4. Using Random Number Table E.1 from Page 544 of the textbook, simulate the selection of different-colored balls from a bowl, as follows:
a. Start in the row corresponding to the day of the month in which you were born.
b. Select one-digit numbers.
c. If a random digit between 0 and 6 is selected, consider the ball white; if a random digit is a 7, 8, or 9, consider the ball red.
Select samples of digits. In each sample, count the number of white balls and compute the proportion of white balls in the sample. If each student in the class selects five different samples for each sample size, a frequency distribution of the proportion of white balls (for each sample size) can be developed from the results of the entire class.
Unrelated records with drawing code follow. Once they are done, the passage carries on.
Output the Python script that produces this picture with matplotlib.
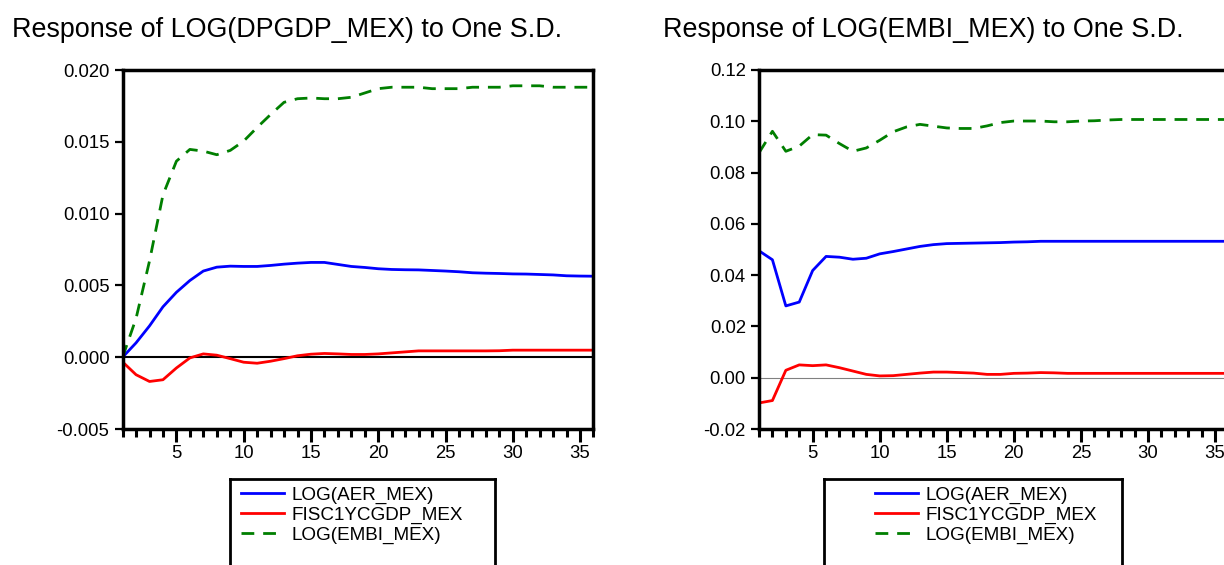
import numpy as np
import matplotlib
matplotlib.use("Agg")
import matplotlib.pyplot as plt
from matplotlib.ticker import MultipleLocator, FixedLocator

plt.rcParams['font.family'] = ['Liberation Sans', 'DejaVu Sans']
plt.rcParams['axes.unicode_minus'] = False

periods = np.arange(1, 37)

# response of LOG(DPGDP_MEX)
gdp_aer = [0.0, 0.0010, 0.00218, 0.00351, 0.00452, 0.00534, 0.0060, 0.00627, 0.00634, 0.00632,
           0.00632, 0.00639, 0.00648, 0.00655, 0.0066, 0.0066, 0.00646, 0.00632, 0.00625, 0.00616,
           0.00611, 0.00609, 0.00608, 0.00604, 0.0060, 0.00595, 0.00588, 0.00585, 0.00583, 0.0058,
           0.00579, 0.00576, 0.00573, 0.00567, 0.00565, 0.00564]
gdp_fisc = [-0.00033, -0.00122, -0.00169, -0.00157, -0.00075, -0.00005, 0.00023, 0.00014, -0.0001, -0.00035,
            -0.00042, -0.00028, -0.0001, 0.0001, 0.00021, 0.00026, 0.00023, 0.00019, 0.00019, 0.00023,
            0.0003, 0.00037, 0.00044, 0.00044, 0.00044, 0.00044, 0.00044, 0.00044, 0.00045, 0.00049,
            0.00049, 0.00049, 0.00049, 0.00049, 0.00049, 0.00049]
gdp_embi = [0.0, 0.0027, 0.0067, 0.0113, 0.01365, 0.01447, 0.01435, 0.0141, 0.0144, 0.01505,
            0.0160, 0.0169, 0.01775, 0.0180, 0.01805, 0.0180, 0.0180, 0.0181, 0.0184, 0.0187,
            0.0188, 0.0188, 0.0188, 0.0187, 0.0187, 0.0187, 0.0188, 0.0188, 0.0188, 0.0189,
            0.0189, 0.0189, 0.0188, 0.0188, 0.0188, 0.0188]

# response of LOG(EMBI_MEX)
embi_aer = [0.0495, 0.046, 0.028, 0.0295, 0.0418, 0.0473, 0.0470, 0.0462, 0.0466, 0.0483,
            0.0492, 0.0502, 0.0512, 0.0519, 0.0523, 0.0524, 0.0525, 0.0526, 0.0527, 0.0529,
            0.0530, 0.0532, 0.0532, 0.0532, 0.0532, 0.0532, 0.0532, 0.0532, 0.0532, 0.0532,
            0.0532, 0.0532, 0.0532, 0.0532, 0.0532, 0.0532]
embi_fisc = [-0.00985, -0.0089, 0.0029, 0.0050, 0.0047, 0.0050, 0.0039, 0.0026, 0.0013, 0.0007,
             0.0008, 0.0013, 0.0018, 0.0022, 0.0022, 0.0020, 0.0018, 0.0013, 0.0013, 0.0017,
             0.0018, 0.0020, 0.0019, 0.0017, 0.0017, 0.0017, 0.0017, 0.0017, 0.0017, 0.0017,
             0.0017, 0.0017, 0.0017, 0.0017, 0.0017, 0.0017]
embi_embi = [0.0877, 0.0961, 0.0883, 0.0903, 0.0948, 0.0946, 0.0913, 0.0883, 0.0896, 0.0926,
             0.0959, 0.0978, 0.0988, 0.0981, 0.0974, 0.0972, 0.0972, 0.0982, 0.0995, 0.1001,
             0.1001, 0.1001, 0.0998, 0.0998, 0.1001, 0.1002, 0.1005, 0.1007, 0.1007, 0.1007,
             0.1007, 0.1007, 0.1007, 0.1007, 0.1007, 0.1007]

labels = ["LOG(AER_MEX)", "FISC1YCGDP_MEX", "LOG(EMBI_MEX)"]
titles = ["Response of LOG(DPGDP_MEX) to One S.D.", "Response of LOG(EMBI_MEX) to One S.D."]

W, H = 1224, 565
fig = plt.figure(figsize=(W / 100, H / 100), dpi=100)


def box(x0, y0, x1, y1):
    return [x0 / W, 1 - y1 / H, (x1 - x0) / W, (y1 - y0) / H]


def panel(rect, series, ylim, ystep, fmt, zero_color, zero_lw):
    ax = fig.add_axes(rect)
    ax.axhline(0, color=zero_color, lw=zero_lw, zorder=1)
    l1, = ax.plot(periods, series[0], color="#0000ff", lw=2.0)
    l2, = ax.plot(periods, series[1], color="#ff0000", lw=2.0)
    l3, = ax.plot(periods, series[2], color="#007f00", lw=2.0, dashes=(4.6, 3.2))
    ax.set_xlim(1, 36)
    ax.set_ylim(*ylim)
    ax.xaxis.set_major_locator(FixedLocator([5, 10, 15, 20, 25, 30, 35]))
    ax.xaxis.set_minor_locator(FixedLocator([i for i in range(1, 37) if i % 5]))
    ax.yaxis.set_major_locator(MultipleLocator(ystep))
    ax.yaxis.set_major_formatter(fmt)
    ax.tick_params(axis="x", which="major", length=9.5, width=2.2, pad=2, labelsize=13.3, direction="out")
    ax.tick_params(axis="x", which="minor", length=5.8, width=2.2, direction="out")
    ax.tick_params(axis="y", length=6, width=1.6, pad=3.5, labelsize=13.3, direction="out")
    for s in ax.spines.values():
        s.set_linewidth(2.5)
    return ax, [l1, l2, l3]


def legend_box(rect, handles, x_anchor):
    lax = fig.add_axes(rect)
    lax.set_xticks([])
    lax.set_yticks([])
    for s in lax.spines.values():
        s.set_linewidth(2.0)
    lax.legend(handles, labels, loc="upper left", bbox_to_anchor=(x_anchor, 0.94),
               frameon=False, fontsize=13.6, labelspacing=0.15, handlelength=2.3,
               handletextpad=0.4, borderpad=0, borderaxespad=0)


ax1, h1 = panel(box(122.6, 70, 593.5, 429), [gdp_aer, gdp_fisc, gdp_embi],
                (-0.005, 0.020), 0.005, "{x:.3f}", "black", 1.5)
ax2, h2 = panel(box(759, 70, 1228.5, 429), [embi_aer, embi_fisc, embi_embi],
                (-0.02, 0.12), 0.02, "{x:.2f}", "#808080", 0.8)

legend_box(box(230, 479, 495, 600), h1, 0.04)
legend_box(box(824, 479, 1122, 600), h2, 0.17)

fig.text(12 / W, 1 - 37 / H, titles[0], fontsize=19.4, va="baseline", ha="left")
fig.text(663 / W, 1 - 37 / H, titles[1], fontsize=19.4, va="baseline", ha="left")

fig.savefig("out.png", dpi=100)
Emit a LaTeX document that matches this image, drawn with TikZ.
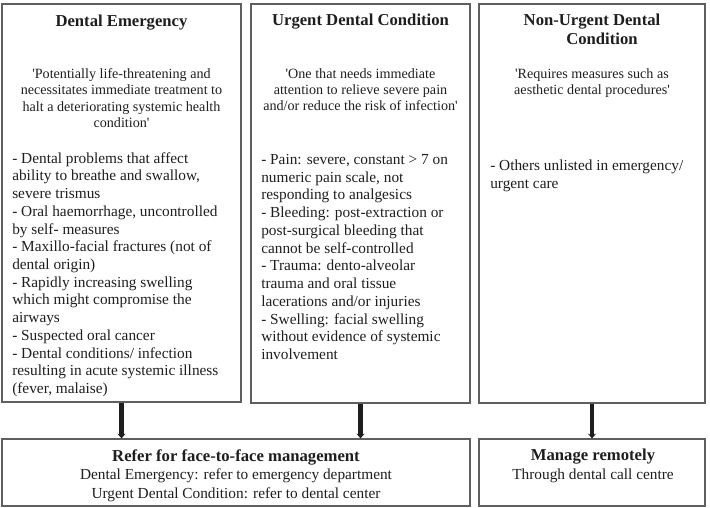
\documentclass[tikz,border=0pt]{standalone}
\usepackage{fontspec}
\setmainfont{Liberation Serif}[Ligatures=TeXOff]
\usetikzlibrary{arrows.meta}
\definecolor{boxline}{RGB}{95,95,95}
\definecolor{ink}{RGB}{30,30,30}
\begin{document}
\begin{tikzpicture}[x=0.75pt,y=-0.75pt,
  box/.style={draw=boxline,line width=0.9pt,inner sep=0pt},
  ttl/.style={inner sep=0pt,anchor=north,align=center,text=ink,font=\fontsize{12.5}{14.3}\selectfont\bfseries},
  qt/.style={inner sep=0pt,anchor=north,align=center,text=ink,font=\fontsize{10.6}{12.3}\selectfont},
  lst/.style={inner sep=0pt,anchor=north west,align=left,text=ink,font=\fontsize{11.5}{13.3}\selectfont},
  bot/.style={inner sep=0pt,anchor=north,align=center,text=ink,font=\fontsize{11.5}{13.9}\selectfont},
  arr/.style={draw=ink,line width=3.4pt,-{Stealth[width=6pt,length=3.5pt]}}]
\useasboundingbox (0,0) rectangle (710,507);
% boxes
\node[box,minimum width=179.25pt,minimum height=298.5pt] (emerg) at (121.5,203) {};
\node[box,minimum width=164.25pt,minimum height=299.25pt] (urgent) at (360.5,203.5) {};
\node[box,minimum width=169.5pt,minimum height=299.25pt] (nonurg) at (592,203.5) {};
\node[box,minimum width=351pt,minimum height=50.25pt] (refer) at (236,472.5) {};
\node[box,minimum width=169.5pt,minimum height=50.25pt] (remote) at (592,472.5) {};
% box 1
\node[ttl] (t1) at (121.5,15) {Dental Emergency};
\node[qt] (q1) at (121.5,68) {'Potentially life-threatening and\\necessitates immediate treatment to\\halt a deteriorating systemic health\\condition'};
\node[lst] (l1) at (12,152) {- Dental problems that affect\\ability to breathe and swallow,\\severe trismus\\- Oral haemorrhage, uncontrolled\\by self- measures\\- Maxillo-facial fractures (not of\\dental origin)\\- Rapidly increasing swelling\\which might compromise the\\airways\\- Suspected oral cancer\\- Dental conditions/ infection\\resulting in acute systemic illness\\(fever, malaise)};
% box 2
\node[ttl] (t2) at (360.5,14) {Urgent Dental Condition};
\node[qt] (q2) at (360.5,68) {'One that needs immediate\\attention to relieve severe pain\\and/or reduce the risk of infection'};
\node[lst] (l2) at (261,154) {- Pain: severe, constant > 7 on\\numeric pain scale, not\\responding to analgesics\\- Bleeding: post-extraction or\\post-surgical bleeding that\\cannot be self-controlled\\- Trauma: dento-alveolar\\trauma and oral tissue\\lacerations and/or injuries\\- Swelling: facial swelling\\without evidence of systemic\\involvement};
% box 3
\node[ttl] (t3) at (592,14) {Non-Urgent Dental\\\hspace*{15pt}Condition};
\node[qt] (q3) at (592,68) {'Requires measures such as\\aesthetic dental procedures'};
\node[lst] (l3) at (490,160) {- Others unlisted in emergency/\\urgent care};
% bottom boxes
\node[bot] (b1) at (236,449) {{\fontsize{12.5}{13.9}\selectfont\bfseries Refer for face-to-face management}\\Dental Emergency: refer to emergency department\\Urgent Dental Condition: refer to dental center};
\node[bot] (b2) at (593,449) {{\fontsize{12.5}{13.9}\selectfont\bfseries Manage remotely}\\Through dental call centre};
% arrows
\draw[arr] (emerg.south) -- (emerg.south |- refer.north);
\draw[arr] (urgent.south) -- (urgent.south |- refer.north);
\draw[arr] (nonurg.south) -- (nonurg.south |- remote.north);
\end{tikzpicture}
\end{document}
What conclusions can you reach about the sampling distribution of the proportion as the sample size is increased?
Suppose that step c of this problem uses the following rule: "If a random digit between 0 and 8 is selected, consider the ball to be white; if a random digit of 9 is selected, consider the ball to be red." Compare and contrast the results in this problem and those in step c.
5. The fill amount of bottles of a soft drink is normally distributed, with a mean of 2.0 liters and a standard deviation of 0.05 liter. If you select a random sample of 25 bottles, what is the probability that the sample mean will be
a. between 1.99 and 2.0 liters?
b. below 1.98 liters?
c. greater than 2.01 liters?
d. The probability is 99% that the sample mean amount of soft drink will be at least how much?
e. The probability is 99% that the sample mean amount of soft drink will be between which two values (symmetrically distributed around the mean)?